I initially set the failure threshold to 3 probes with a 1-second interval. This caused flapping during brief network hiccups—traffic would bounce between WANs unnecessarily. Increasing to 5 probes made the system less sensitive to transient packet loss.

Asymmetric Routing Issues

This one was subtle. When traffic failed over to WAN2, some return packets tried to come back through WAN1's interface because of how the ISP routed responses. This broke stateful firewall sessions. I fixed it by enabling reply-to on the firewall rules, which forces return traffic to use the same interface it came in on. Without this, connections would hang during failover.

Monitoring and Validation

I use n8n to scrape the OPNsense API every minute and log gateway status. This gives me a history of failover events and health check results. I can see exactly when WAN1 went down and how long the failover took. The dashboard shows:
  • Current active gateway
  • Packet loss percentage for each WAN
  • Latency to monitor targets
  • Timestamp of last failover event
This data helped me tune the health check thresholds. I could see that normal packet loss on WAN1 was under 0.5%, so setting the failure threshold at 5% gave enough margin to avoid false positives.

Limitations and Trade-offs

This setup works for most traffic, but there are edge cases:
  • Stateful sessions break during failover: Long-running TCP connections (like SSH) will drop when the active WAN changes. There's no way around this without more complex setups like MPTCP, which I haven't explored.
  • IP address changes: Services that rely on my public IP (like dynamic DNS or remote access) need to handle the fact that my IP changes during failover. I run my own DNS and update records automatically, but this adds complexity.
  • Bandwidth mismatch: WAN2 is significantly slower than WAN1. During failover, everything still works, but large downloads or video streams take a hit. This is acceptable for my use case since failover is temporary.

Key Takeaways

  • Health checks must test the full internet path, not just the ISP gateway.
  • Failover timing needs tuning based on your network's normal behavior.

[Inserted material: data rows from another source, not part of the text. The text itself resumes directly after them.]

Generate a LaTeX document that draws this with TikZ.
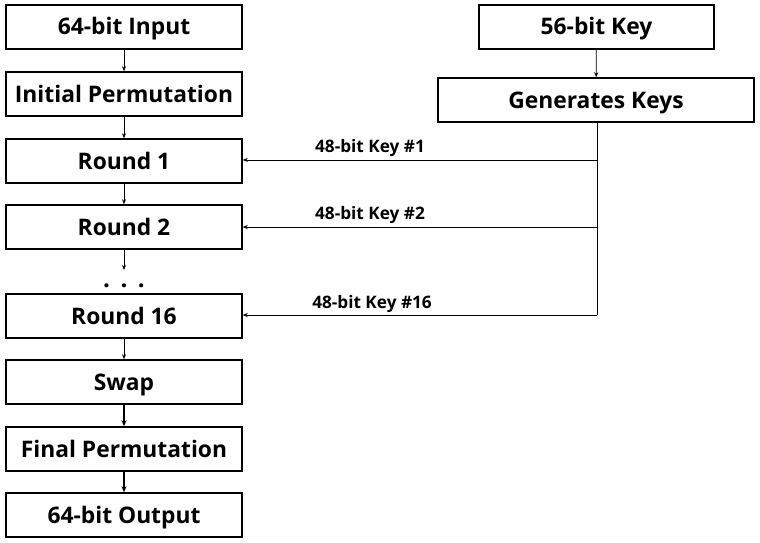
\documentclass[tikz,border=0pt]{standalone}
\usepackage{fontspec}
\setmainfont{Open Sans}
\usetikzlibrary{arrows.meta}
\begin{document}
\begin{tikzpicture}[x=1pt,y=-1pt,
  blk/.style={draw, line width=1.5pt, minimum height=44pt, inner sep=0pt,
    text height=18pt, text depth=2pt,
    font=\fontsize{22.8}{26}\selectfont\bfseries},
  lft/.style={blk, minimum width=236pt},
  conn/.style={line width=0.8pt, -{Stealth[length=5pt,width=4pt]}},
  connb/.style={line width=1.5pt, -{Stealth[length=6pt,width=5pt]}},
  lbl/.style={font=\fontsize{17.2}{20}\selectfont\bfseries, inner sep=0pt,
    text height=13.3pt, text depth=1pt}]
\useasboundingbox (0,0) rectangle (760,543);
\node[lft] (in) at (124,27) {64-bit Input};
\node[lft] (ip) at (124,94) {Initial Permutation};
\node[lft] (r1) at (124,161) {Round 1};
\node[lft] (r2) at (124,227) {Round 2};
\node[font=\fontsize{24}{26}\selectfont\bfseries, inner sep=0pt] (dots) at (124,286) {.\hspace{10.5pt}.\hspace{10.5pt}.};
\node[lft] (r16) at (124,316) {Round 16};
\node[lft] (sw) at (124,382) {Swap};
\node[lft] (fp) at (124,449) {Final Permutation};
\node[lft] (out) at (124,515) {64-bit Output};
\node[blk, minimum width=235pt] (key) at (596.5,27) {56-bit Key};
\node[blk, minimum width=316pt] (gen) at (596,100) {Generates Keys};
\coordinate (d) at (124,270);
\coordinate (k1) at (597,160);
\coordinate (k2) at (597,227);
\coordinate (k16) at (597,315);
\draw[conn] (in) -- (ip);
\draw[conn] (ip) -- (r1);
\draw[conn] (r1) -- (r2);
\draw[conn] (r2) -- (d);
\draw[conn] (r16) -- (sw);
\draw[connb] (sw) -- (fp);
\draw[connb] (fp) -- (out);
\draw[conn] (key) -- (gen);
\draw[line width=0.8pt] (gen.south -| k1) -- (k16);
\draw[conn] (k1) -- (r1.east |- k1);
\draw[conn] (k2) -- (r2.east |- k2);
\draw[conn] (k16) -- (r16.east |- k16);
\node[lbl] (l1) at (370,146) {48-bit Key \#1};
\node[lbl] (l2) at (370,213) {48-bit Key \#2};
\node[lbl] (l16) at (372,302) {48-bit Key \#16};
\end{tikzpicture}
\end{document}
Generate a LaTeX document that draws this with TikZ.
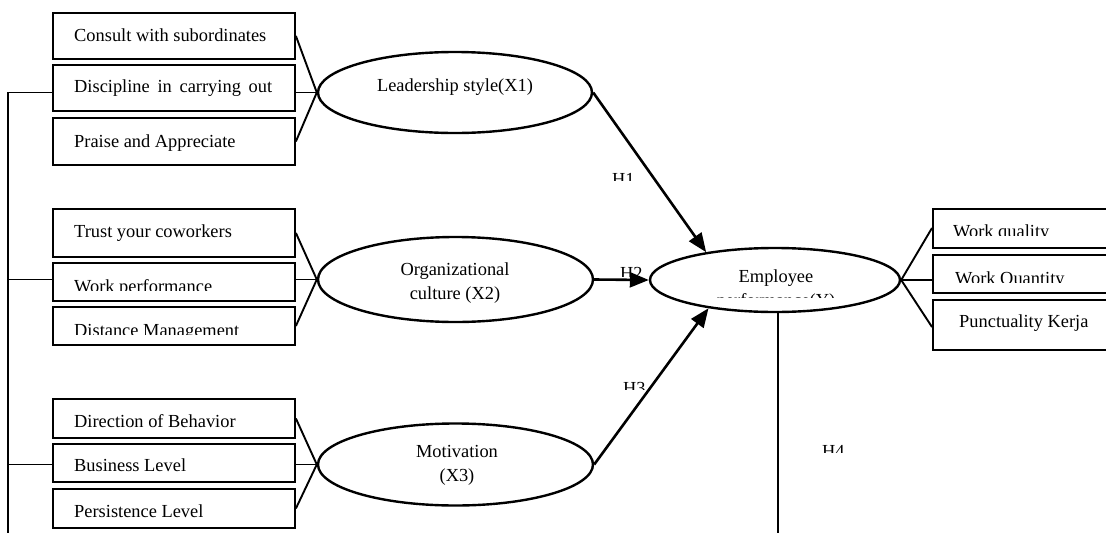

Too sensitive causes flapping; too slow leaves you offline longer.
  • Reply-to rules are critical for avoiding asymmetric routing issues during failover.
  • Monitoring failover events over time reveals patterns and helps validate the system actually works when you need it.
This setup has been running for over a year. I've had three unplanned WAN1 outages in that time, and failover worked correctly in all cases. The system isn't perfect—stateful sessions drop, and bandwidth takes a hit—but it keeps my network operational when the primary link fails, which is exactly what I needed.